Rép. — Cette oraison est celle que le Saint explique en se servant de la comparaison de la statue. Dans cette oraison, les actes sont insensibles ; on les croit perdus, mais ils ne le sont pas.

 

LETTRE XIII.  A Paris, 1er mars 1700.

 

J'ai, ma Fille, reçu vos deux lettres, dont la dernière m'apprend la peine que souffre notre sœur N. de la privation de ma réponse. Je lui écris par cet ordinaire, et ne cesse de l'offrir à Dieu. J'ai vu Madame de Villette, à qui j'ai raconté la grande mention que nous avions souvent faite d'elle, et que vous en faisiez dans votre dernière lettre.
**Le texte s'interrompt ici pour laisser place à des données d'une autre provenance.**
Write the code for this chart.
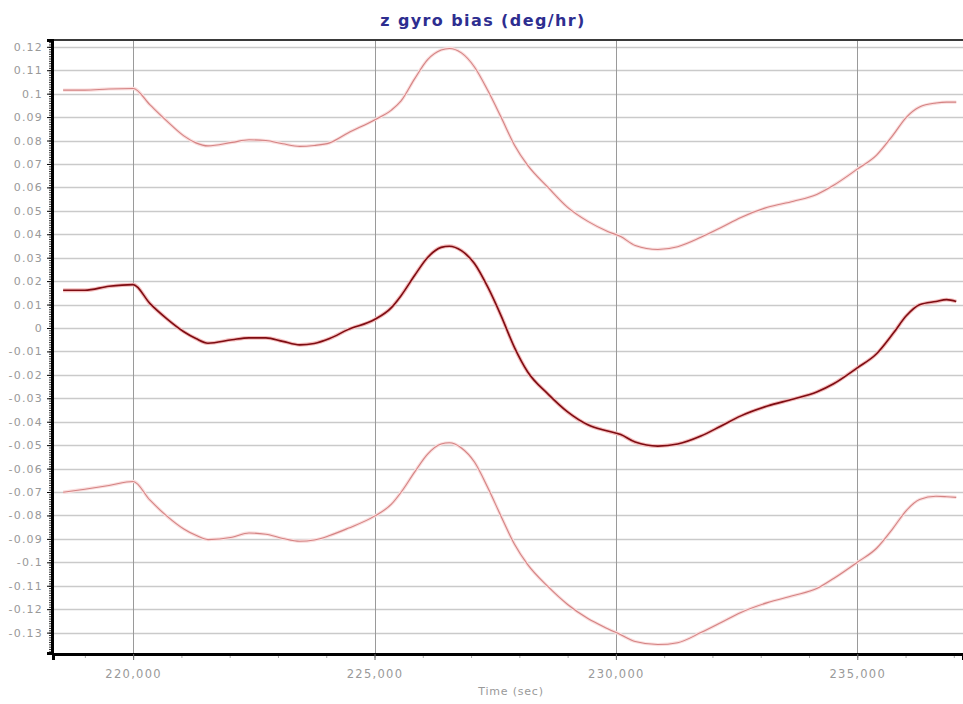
<!DOCTYPE html>
<html>
<head>
<meta charset="utf-8">
<script src="https://cdn.jsdelivr.net/npm/d3@7"></script>
<style>
  body { margin: 0; background: #fff; }
  text { font-family: "DejaVu Sans", sans-serif; }
</style>
</head>
<body>
<div id="chart"></div>
<script>
var w = 963,
  h = 704;
var margin = { top: 40, right: 0, bottom: 51, left: 53 };

// time stamps (sec) and the three curves
var times = [
  218550, 219000, 219500, 220000, 220350, 220700, 221050, 221300, 221550,
  222050, 222400, 222750, 223100, 223450, 223750, 224070, 224450, 225000,
  225350, 225550, 225830, 226100, 226380, 226550, 226800, 227070, 227350,
  227620, 227900, 228170, 228590, 229000, 229420, 229830, 230100, 230400,
  230870, 231280, 231760, 232180, 232590, 233140, 233680, 234160, 234510,
  235000, 235400, 235740, 236020, 236290, 236630, 236850, 237050
];
var upper = [
  0.1015, 0.1015, 0.1020, 0.1022, 0.0952, 0.0883, 0.0820, 0.0790, 0.0777,
  0.0792, 0.0803, 0.0800, 0.0786, 0.0775, 0.0779, 0.0790, 0.0832, 0.0888,
  0.0930, 0.0969, 0.1063, 0.1145, 0.1186, 0.1193, 0.1174, 0.1114, 0.1012,
  0.0900, 0.0780, 0.0695, 0.0601, 0.0515, 0.0455, 0.0412, 0.0390, 0.0352,
  0.0335, 0.0347, 0.0387, 0.0429, 0.0472, 0.0515, 0.0541, 0.0570, 0.0609,
  0.0678, 0.0738, 0.0823, 0.0900, 0.0943, 0.0960, 0.0964, 0.0964
];
var bias = [
  0.0161, 0.0161, 0.0178, 0.0185, 0.0104, 0.0039, -0.0016, -0.0045, -0.0065,
  -0.0050, -0.0042, -0.0042, -0.0057, -0.0072, -0.0066, -0.0045, -0.0007, 0.0036,
  0.0087, 0.0138, 0.0224, 0.0301, 0.0344, 0.0349, 0.0330, 0.0275, 0.0173,
  0.0053, -0.0084, -0.0187, -0.0281, -0.0358, -0.0413, -0.0440, -0.0455, -0.0487,
  -0.0504, -0.0495, -0.0461, -0.0418, -0.0375, -0.0333, -0.0303, -0.0273, -0.0238,
  -0.0170, -0.0110, -0.0024, 0.0053, 0.0099, 0.0113, 0.0121, 0.0113
];
var lower = [
  -0.0701, -0.0688, -0.0672, -0.0655, -0.0735, -0.0803, -0.0858, -0.0885, -0.0903,
  -0.0893, -0.0875, -0.0880, -0.0898, -0.0910, -0.0905, -0.0886, -0.0855, -0.0803,
  -0.0752, -0.0701, -0.0615, -0.0538, -0.0495, -0.0490, -0.0512, -0.0572, -0.0683,
  -0.0803, -0.0923, -0.1009, -0.1103, -0.1180, -0.1240, -0.1283, -0.1309, -0.1338,
  -0.1351, -0.1343, -0.1300, -0.1257, -0.1214, -0.1172, -0.1142, -0.1112, -0.1069,
  -0.1000, -0.0940, -0.0855, -0.0778, -0.0732, -0.0718, -0.0720, -0.0723
];

var yTicks = d3.range(-13, 13).map((d) => d / 100);
var xTicks = [220000, 225000, 230000, 235000];

var svg = d3
  .select("#chart")
  .append("svg")
  .attr("width", w)
  .attr("height", h);

var x = d3
  .scaleLinear()
  .domain([218340, 237190])
  .range([margin.left, w - margin.right]);
var y = d3
  .scaleLinear()
  .domain([-0.1387, 0.1229])
  .range([h - margin.bottom, margin.top]);

// horizontal grid
svg
  .append("g")
  .selectAll("line")
  .data(yTicks)
  .enter()
  .append("line")
  .attr("x1", margin.left)
  .attr("x2", w)
  .attr("y1", (d) => Math.round(y(d)) + 0.5)
  .attr("y2", (d) => Math.round(y(d)) + 0.5)
  .attr("stroke", "#cacaca")
  .attr("stroke-width", 1.5);

// vertical grid
svg
  .append("g")
  .selectAll("line")
  .data(xTicks)
  .enter()
  .append("line")
  .attr("x1", (d) => Math.round(x(d)) + 0.5)
  .attr("x2", (d) => Math.round(x(d)) + 0.5)
  .attr("y1", margin.top)
  .attr("y2", h - margin.bottom)
  .attr("stroke", "#9a9a9a")
  .attr("stroke-width", 1);

// top border
svg
  .append("line")
  .attr("x1", margin.left)
  .attr("x2", w)
  .attr("y1", margin.top)
  .attr("y2", margin.top)
  .attr("stroke", "#3a3a3a")
  .attr("stroke-width", 2);

// curves
var line = d3
  .line()
  .x((d) => x(d[0]))
  .y((d) => y(d[1]))
  .curve(d3.curveMonotoneX);

var series = [
  { values: upper, color: "#d48383", halo: "#fadede", width: 1.1 },
  { values: lower, color: "#d48383", halo: "#fadede", width: 1.1 },
  { values: bias, color: "#7e0c12", halo: "#f4bcbc", width: 1.6 },
];

series.forEach((s) => {
  var pts = times.map((t, i) => [t, s.values[i]]);
  // soft halo under each line
  svg
    .append("path")
    .datum(pts)
    .attr("fill", "none")
    .attr("stroke", s.halo)
    .attr("stroke-width", s.width + 2.2)
    .attr("d", line);
  svg
    .append("path")
    .datum(pts)
    .attr("fill", "none")
    .attr("stroke", s.color)
    .attr("stroke-width", s.width)
    .attr("stroke-linejoin", "round")
    .attr("d", line);
});

// left axis
var yMinor = svg
  .append("g")
  .attr("transform", `translate(${margin.left - 1},0)`)
  .call(
    d3
      .axisLeft(y)
      .tickValues(d3.range(-138, 123, 1).map((d) => d / 1000))
      .tickSize(3)
      .tickFormat("")
  );
yMinor.selectAll(".tick line").attr("stroke", "#333");
yMinor.select(".domain").remove();

var yAxis = svg
  .append("g")
  .attr("transform", `translate(${margin.left - 1},0)`)
  .call(
    d3
      .axisLeft(y)
      .tickValues(yTicks)
      .tickSize(5)
      .tickPadding(4)
      .tickFormat((d) => String(+d.toFixed(2)))
  );
yAxis.select(".domain").attr("stroke", "#000").attr("stroke-width", 3);
yAxis.selectAll(".tick line").attr("stroke", "#000");
yAxis
  .selectAll("text")
  .attr("fill", "#999")
  .style("font-size", "11px")
  .style("letter-spacing", "1.2px");

// bottom axis
var xMinor = svg
  .append("g")
  .attr("transform", `translate(0,${h - margin.bottom + 1})`)
  .call(
    d3
      .axisBottom(x)
      .tickValues(d3.range(219000, 238000, 1000))
      .tickSize(4)
      .tickFormat("")
  );
xMinor.selectAll(".tick line").attr("stroke", "#aaa");
xMinor.select(".domain").remove();

var xAxis = svg
  .append("g")
  .attr("transform", `translate(0,${h - margin.bottom + 1})`)
  .call(
    d3
      .axisBottom(x)
      .tickValues(xTicks)
      .tickSize(6)
      .tickPadding(10)
      .tickFormat(d3.format(","))
  );
xAxis.select(".domain").attr("stroke", "#000").attr("stroke-width", 3);
xAxis.selectAll(".tick line").attr("stroke", "#666");
xAxis
  .selectAll("text")
  .attr("fill", "#999")
  .style("font-size", "11.5px")
  .style("letter-spacing", "1.3px");

// title and axis label
svg
  .append("text")
  .attr("x", 483)
  .attr("y", 26)
  .attr("text-anchor", "middle")
  .attr("fill", "#2e2e90")
  .style("font-size", "16px")
  .style("font-weight", "bold")
  .style("letter-spacing", "1.4px")
  .text("z gyro bias (deg/hr)");

svg
  .append("text")
  .attr("x", 511)
  .attr("y", 695)
  .attr("text-anchor", "middle")
  .attr("fill", "#999")
  .style("font-size", "11px")
  .style("letter-spacing", "0.8px")
  .text("Time (sec)");
</script>
</body>
</html>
On met en vogue dans cette maison, toute sorte d'amitiés. Pour vous, ma Fille, consommez l'œuvre de Dieu en vous. Pour l'oraison, laissez-vous aller ; et croyez que le sceau de la vérité, c'est la mortification intérieure et extérieure, dont l'humilité est le fondement. Prions avec confiance les uns pour les autres. Votre salut m'est très-cher.

 

LETTRE XIV. Mai 1701.

 

La circonspection que je vous demande vous mène de soi-même à la perfection du christianisme, et à un entier détachement des créatures. Il n'y en a point d'assez attirante auprès de vous, pour vous faire de la peine. Je vous ai parlé à fond par une véritable amitié. Il est de la dernière conséquence que rien n'échappe de notre dernier entretien. Quand on tourne les avis en éclaircissements et en justifications, on en perd tout le fruit, et on les tourne en aigreur. Je suis à vous, ma Fille, de tout mon cœur. Je ne veux point vous mettre dans la gêne; il suffit d'avoir une fois bien compris ce qu'on a à faire : le reste se fait comme tout seul par la suite de cette impression.